On that note, I wouldn't say Cat Museum is a particularly scary game. It is clearly designed to make players uncomfortable, but--even with a few designed monster chase sequences--no part of the game feels especially tense or stressful. In fact, the puzzles and challenges seem deliberately low-stakes and straightforward, even though they can involve popping zits on a face embedded in a creatures back or scooping worm-laced popcorn out of a claw machine with human hands for claws.

Curious conclusion
Cat Museum seems very intentionally designed to keep you from ever getting hung up on its simple challenges. With the exception of one puzzle I had to look up the answer to (as the game has no hint system whatsoever), it is very easy to blaze through the game in one sitting. From an exploration perspective, this is wonderful. It keeps any its visuals from losing their shock value and provides momentum to carry you through the whole thing quite easily.
That said, the one barrier I ran into while playing was a doozy and disrupted my flow through the experience considerably.
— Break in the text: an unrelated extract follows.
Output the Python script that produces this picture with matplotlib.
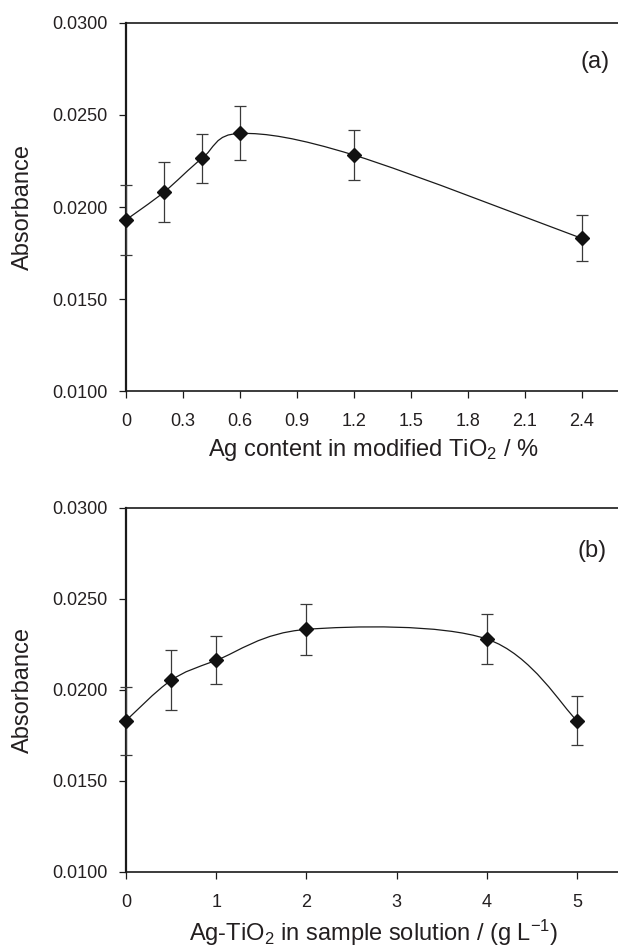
import numpy as np
import matplotlib
matplotlib.use("Agg")
import matplotlib.pyplot as plt
from matplotlib.path import Path
from matplotlib.patches import PathPatch

plt.rcParams['font.family'] = ['Liberation Sans', 'DejaVu Sans']
plt.rcParams['mathtext.fontset'] = 'custom'
plt.rcParams['mathtext.rm'] = 'Liberation Sans'
plt.rcParams['mathtext.it'] = 'Liberation Sans:italic'
plt.rcParams['mathtext.bf'] = 'Liberation Sans:bold'

# ---- data ----
ag_content = [0, 0.2, 0.4, 0.6, 1.2, 2.4]
abs_a = [0.01930, 0.02081, 0.02264, 0.02400, 0.02282, 0.01829]
err_a = [0.00190, 0.00163, 0.00135, 0.00147, 0.00134, 0.00125]

dose = [0, 0.5, 1, 2, 4, 5]
abs_b = [0.01832, 0.02053, 0.02163, 0.02333, 0.02280, 0.01832]
err_b = [0.00187, 0.00165, 0.00132, 0.00141, 0.00137, 0.00133]

xticks_a = [0, 0.3, 0.6, 0.9, 1.2, 1.5, 1.8, 2.1, 2.4]
xticklabels_a = ['0', '0.3', '0.6', '0.9', '1.2', '1.5', '1.8', '2.1', '2.4']
xticks_b = [0, 1, 2, 3, 4, 5]
xticklabels_b = ['0', '1', '2', '3', '4', '5']
yticks = [0.0100, 0.0150, 0.0200, 0.0250, 0.0300]
yticklabels = ['0.0100', '0.0150', '0.0200', '0.0250', '0.0300']

TXT = '#231f20'

def smooth_path(x, y, t=1/6):
    P = np.column_stack([x, y]).astype(float)
    n = len(P)
    verts = [P[0]]
    codes = [Path.MOVETO]
    for i in range(n - 1):
        p0 = P[i - 1] if i > 0 else P[i]
        p1 = P[i]
        p2 = P[i + 1]
        p3 = P[i + 2] if i + 2 < n else P[i + 1]
        c1 = p1 + (p2 - p0) * t
        c2 = p2 - (p3 - p1) * t
        verts += [c1, c2, p2]
        codes += [Path.CURVE4] * 3
    return Path(verts, codes)

fig = plt.figure(figsize=(6.18, 9.5), dpi=100)

def make_panel(rect, x, y, e, xlim, xt, xtl, xlabel, tag, tagpos):
    ax = fig.add_axes(rect)
    ax.add_patch(PathPatch(smooth_path(x, y), fill=False, lw=0.9,
                           edgecolor='#1a1a1a', transform=ax.transData, zorder=2))
    ax.errorbar(x, y, yerr=e, fmt='none', ecolor='#3a3a3a', elinewidth=0.9,
                capsize=4.5, capthick=0.9, zorder=3, clip_on=False)
    ax.plot(x, y, linestyle='none', marker='D', markersize=7,
            color='#111111', zorder=4, clip_on=False)
    ax.set_xlim(*xlim)
    ax.set_ylim(0.0100, 0.0300)
    ax.set_xticks(xt)
    ax.set_xticklabels(xtl)
    ax.set_yticks(yticks)
    ax.set_yticklabels(yticklabels)
    ax.spines['right'].set_visible(False)
    ax.spines['left'].set_linewidth(1.6)
    ax.spines['top'].set_linewidth(1.2)
    ax.spines['bottom'].set_linewidth(1.2)
    for s in ax.spines.values():
        s.set_color('#1a1a1a')
    ax.tick_params(axis='both', direction='out', length=5, width=0.9,
                   colors='#1a1a1a', labelcolor=TXT, labelsize=13)
    ax.tick_params(axis='x', pad=11)
    ax.tick_params(axis='y', pad=8.5)
    ax.set_ylabel('Absorbance', fontsize=17, color=TXT, labelpad=13)
    ax.set_xlabel(xlabel, fontsize=17, color=TXT, labelpad=5)
    ax.text(tagpos[0], tagpos[1], tag, fontsize=17, color=TXT,
            ha='center', va='center')
    return ax

make_panel([126/618, 1 - 391/950, 2.6*190/618, 368/950],
           ag_content, abs_a, err_a, (0, 2.6), xticks_a, xticklabels_a,
           r'Ag content in modified TiO$\mathregular{_2}$ / %', '(a)', (2.47, 0.02788))

make_panel([126/618, 1 - 872/950, 5.5*90.2/618, 364/950],
           dose, abs_b, err_b, (0, 5.5), xticks_b, xticklabels_b,
           r'Ag-TiO$\mathregular{_2}$ in sample solution / (g L$\mathregular{^{-1}}$)',
           '(b)', (5.17, 0.02764))

fig.savefig('out.png', dpi=100)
I'll also say that Cat Museum could have done a little more work at the end to connect the dots and spell out its ending a bit more. I'm all for stories that want to leave things up for interpretation, but not when the conclusion being suggested is so vague that you don't have much to interpret.
The bottom line
All told, I'm very taken with Cat Museum's dedication to bizarre art design and swift pacing in the adventure game format. I would have loved to see a little more refinement on the puzzle design or perhaps some convenience features to prevent any downtime and perhaps a but more substance to the narrative payoff, but the tone and presentation of Cat Museum's bizarre adventure is still plenty satisfying as it is.